▶ SOURCE EXCERPT:

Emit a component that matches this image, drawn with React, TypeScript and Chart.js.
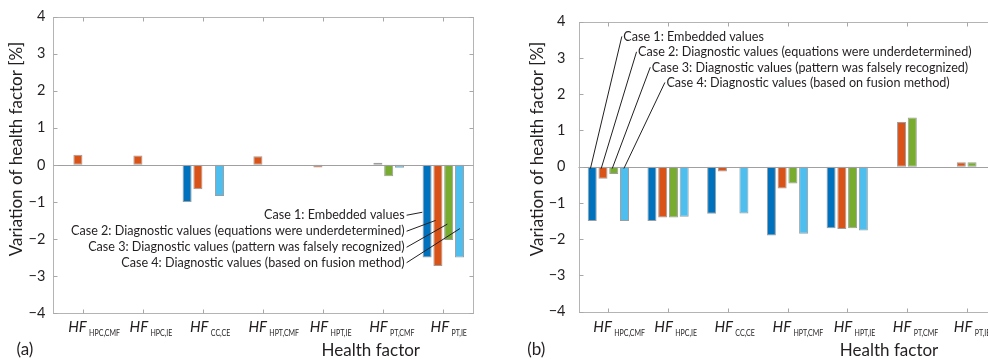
import React, { useEffect, useRef } from 'react';
import { Chart, registerables } from 'chart.js';

Chart.register(...registerables);

// ---------- data ----------
const factorSubs = ['HPC,CMF', 'HPC,IE', 'CC,CE', 'HPT,CMF', 'HPT,IE', 'PT,CMF', 'PT,IE'];
const caseNames = [
  'Case 1: Embedded values',
  'Case 2: Diagnostic values (equations were underdetermined)',
  'Case 3: Diagnostic values (pattern was falsely recognized)',
  'Case 4: Diagnostic values (based on fusion method)',
];
const caseColors = ['#0072BD', '#D95319', '#77AC30', '#4DBEEE'];
const yTickValues = [-4, -3, -2, -1, 0, 1, 2, 3, 4];

// panel (a)
const aCase1 = [0, 0, -1.0, 0, 0, 0, -2.5];
const aCase2 = [0.27, 0.25, -0.66, 0.23, -0.07, 0.06, -2.73];
const aCase3 = [0, 0, 0, 0, 0, -0.31, -2.03];
const aCase4 = [0, 0, -0.84, 0, 0, -0.08, -2.5];

// panel (b)
const bCase1 = [-1.5, -1.5, -1.3, -1.9, -1.7, 0, 0];
const bCase2 = [-0.33, -1.4, -0.13, -0.6, -1.72, 1.23, 0.12];
const bCase3 = [-0.2, -1.4, 0, -0.46, -1.7, 1.36, 0.12];
const bCase4 = [-1.5, -1.38, -1.29, -1.85, -1.76, 0, 0];

const xTitle = 'Health factor';
const yTitle = 'Variation of health factor [%]';

// ---------- style ----------
const FONT = 'Lato, "Open Sans", sans-serif';
const INK = '#231f20';

type Annot = {
  align: 'left' | 'right';
  textCat: number[]; // category position of text anchors
  textY: number[]; // data-y of text baselines
  lineDx: number; // px offset of line start from text anchor
  lineDy: number; // px offset of line start from baseline
  endCat: number[]; // category position of line end
  endY: number[]; // data-y of line end
};

type Panel = {
  label: string;
  series: number[][];
  annot: Annot;
  xTitleFrac: number;
  panelLabelX: number;
  yTitleGap: number;
};

const panelA: Panel = {
  label: '(a)',
  series: [aCase1, aCase2, aCase3, aCase4],
  annot: {
    align: 'right',
    textCat: [5.355, 5.355, 5.355, 5.355],
    textY: [-1.468, -1.9, -2.333, -2.75],
    lineDx: 2,
    lineDy: -4,
    endCat: [5.65, 5.872, 6.067, 6.277],
    endY: [-1.28, -1.5, -1.6, -1.72],
  },
  xTitleFrac: 0.756,
  panelLabelX: 16.5,
  yTitleGap: 37,
};

const panelB: Panel = {
  label: '(b)',
  series: [bCase1, bCase2, bCase3, bCase4],
  annot: {
    align: 'left',
    textCat: [0.251, 0.497, 0.727, 0.972],
    textY: [3.47, 3.045, 2.62, 2.2],
    lineDx: -1.5,
    lineDy: -4.5,
    endCat: [-0.3, -0.12, 0.065, 0.26],
    endY: [-0.05, -0.05, -0.05, -0.05],
  },
  xTitleFrac: 0.743,
  panelLabelX: 33.3,
  yTitleGap: 41,
};

const decorPlugin = {
  id: 'decor',
  afterDatasetsDraw(chart: any, _args: any, opts: any) {
    const panel: Panel = opts.panel;
    const ctx: CanvasRenderingContext2D = chart.ctx;
    const { left, right, top, bottom } = chart.chartArea;
    const xs = chart.scales.x;
    const ys = chart.scales.y;
    const seg = (x1: number, y1: number, x2: number, y2: number) => {
      ctx.beginPath();
      ctx.moveTo(x1, y1);
      ctx.lineTo(x2, y2);
      ctx.stroke();
    };
    ctx.save();
    ctx.lineWidth = 1;
    // zero baseline
    const y0 = Math.round(ys.getPixelForValue(0)) + 0.5;
    ctx.strokeStyle = '#a0a0a0';
    seg(left, y0, right, y0);
    // frame
    const L = Math.round(left) + 0.5;
    const R = Math.round(right) + 0.5;
    const T = Math.round(top) + 0.5;
    const B = Math.round(bottom) + 0.5;
    ctx.strokeStyle = '#b4b4b4';
    ctx.strokeRect(L, T, R - L, B - T);
    // inward ticks
    ctx.strokeStyle = '#a8a8a8';
    xs.ticks.forEach((_t: any, i: number) => {
      const px = Math.round(xs.getPixelForTick(i)) + 0.5;
      seg(px, T, px, T + 4);
      seg(px, B, px, B - 4);
    });
    ys.ticks.forEach((_t: any, i: number) => {
      const py = Math.round(ys.getPixelForTick(i)) + 0.5;
      seg(L, py, L + 4, py);
      seg(R, py, R - 4, py);
    });

    // annotations
    const a = panel.annot;
    ctx.fillStyle = INK;
    ctx.strokeStyle = '#231f20';
    ctx.font = `12.6px ${FONT}`;
    ctx.textAlign = a.align;
    ctx.textBaseline = 'alphabetic';
    caseNames.forEach((name, k) => {
      const tx = xs.getPixelForValue(a.textCat[k]);
      const ty = ys.getPixelForValue(a.textY[k]);
      ctx.fillText(name, tx, ty);
      const ex = xs.getPixelForValue(a.endCat[k]);
      const ey = ys.getPixelForValue(a.endY[k]);
      seg(tx + a.lineDx, ty + a.lineDy, ex, ey);
    });

    // x tick labels with subscripts
    ctx.textAlign = 'left';
    const subScale = 0.78;
    factorSubs.forEach((sub, i) => {
      const px = xs.getPixelForValue(i);
      ctx.font = `italic 15px ${FONT}`;
      const wHF = ctx.measureText('HF').width;
      ctx.font = `9px ${FONT}`;
      const wSub = ctx.measureText(sub).width * subScale;
      const gap = 2.3;
      const start = px - (wHF + gap + 0.3 * wSub) / 2;
      ctx.font = `italic 15px ${FONT}`;
      ctx.fillText('HF', start, 332);
      ctx.font = `9px ${FONT}`;
      ctx.save();
      ctx.translate(start + wHF + gap, 335.5);
      ctx.scale(subScale, 1);
      ctx.fillText(sub, 0, 0);
      ctx.restore();
    });

    // axis titles
    ctx.font = `17px ${FONT}`;
    ctx.textAlign = 'center';
    ctx.fillText(xTitle, left + panel.xTitleFrac * (right - left), 356);
    ctx.textAlign = 'left';
    ctx.fillText(panel.label, panel.panelLabelX, 355);

    ctx.save();
    ctx.translate(left - panel.yTitleGap, 149);
    ctx.rotate(-Math.PI / 2);
    ctx.textAlign = 'center';
    ctx.textBaseline = 'middle';
    ctx.fillText(yTitle, 0, 0);
    ctx.restore();

    ctx.restore();
  },
};

function buildChart(
  canvas: HTMLCanvasElement,
  panel: Panel,
  yWidth: number,
  xHeight: number,
  padRight: number,
  tickPad: number
) {
  return new Chart(canvas, {
    type: 'bar',
    data: {
      labels: factorSubs.map((s) => 'HF ' + s),
      datasets: panel.series.map((vals, k) => ({
        label: caseNames[k],
        data: vals,
        backgroundColor: caseColors[k],
        borderColor: 'rgba(140,140,140,0.85)',
        borderWidth: (c: any) => (c.raw === 0 ? 0 : 1),
        borderSkipped: false,
        categoryPercentage: 0.72,
        barPercentage: 0.84,
      })),
    },
    options: {
      animation: false,
      responsive: false,
      maintainAspectRatio: false,
      layout: { padding: { left: 0, right: padRight, top: 15, bottom: 0 } },
      plugins: {
        legend: { display: false },
        tooltip: { enabled: false },
        decor: { panel },
      } as any,
      scales: {
        x: {
          grid: { display: false, drawTicks: false },
          border: { display: false },
          ticks: { display: false },
          afterFit: (s: any) => {
            s.height = xHeight;
          },
        },
        y: {
          min: -4,
          max: 4,
          afterBuildTicks: (s: any) => {
            s.ticks = yTickValues.map((v) => ({ value: v }));
          },
          grid: { display: false, drawTicks: false },
          border: { display: false },
          ticks: {
            padding: tickPad,
            color: INK,
            font: { family: FONT, size: 14.5 },
            callback: (v: any) => (Number(v) < 0 ? '\u2212' + Math.abs(Number(v)) : String(v)),
          },
          afterFit: (s: any) => {
            s.width = yWidth;
          },
        },
      },
    },
    plugins: [decorPlugin],
  } as any);
}

export default function App() {
  const refA = useRef<HTMLCanvasElement>(null);
  const refB = useRef<HTMLCanvasElement>(null);

  useEffect(() => {
    const cA = buildChart(refA.current!, panelA, 53.3, 47, 20.7, 8);
    const cB = buildChart(refB.current!, panelB, 84.5, 48.3, 17.5, 13);
    return () => {
      cA.destroy();
      cB.destroy();
    };
  }, []);

  return (
    <div
      style={{
        position: 'fixed',
        left: 0,
        top: 0,
        width: 988,
        height: 360,
        overflow: 'hidden',
        background: '#fff',
      }}
    >
      <canvas
        ref={refA}
        width={494}
        height={360}
        style={{ position: 'absolute', left: 0, top: 0, width: 494, height: 360 }}
      />
      <canvas
        ref={refB}
        width={520}
        height={360}
        style={{ position: 'absolute', left: 494, top: 0, width: 520, height: 360 }}
      />
    </div>
  );
}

▶ PROBLEM DETAILS: Write down every line from the opening of the listing to the line with "Chart.register(...registerables);", both included, and nothing else; the pictures are omitted.

▶ FULL ANSWER:
Emit a component that matches this image, drawn with React, TypeScript and Chart.js.
import React, { useEffect, useRef } from 'react';
import { Chart, registerables } from 'chart.js';

Chart.register(...registerables);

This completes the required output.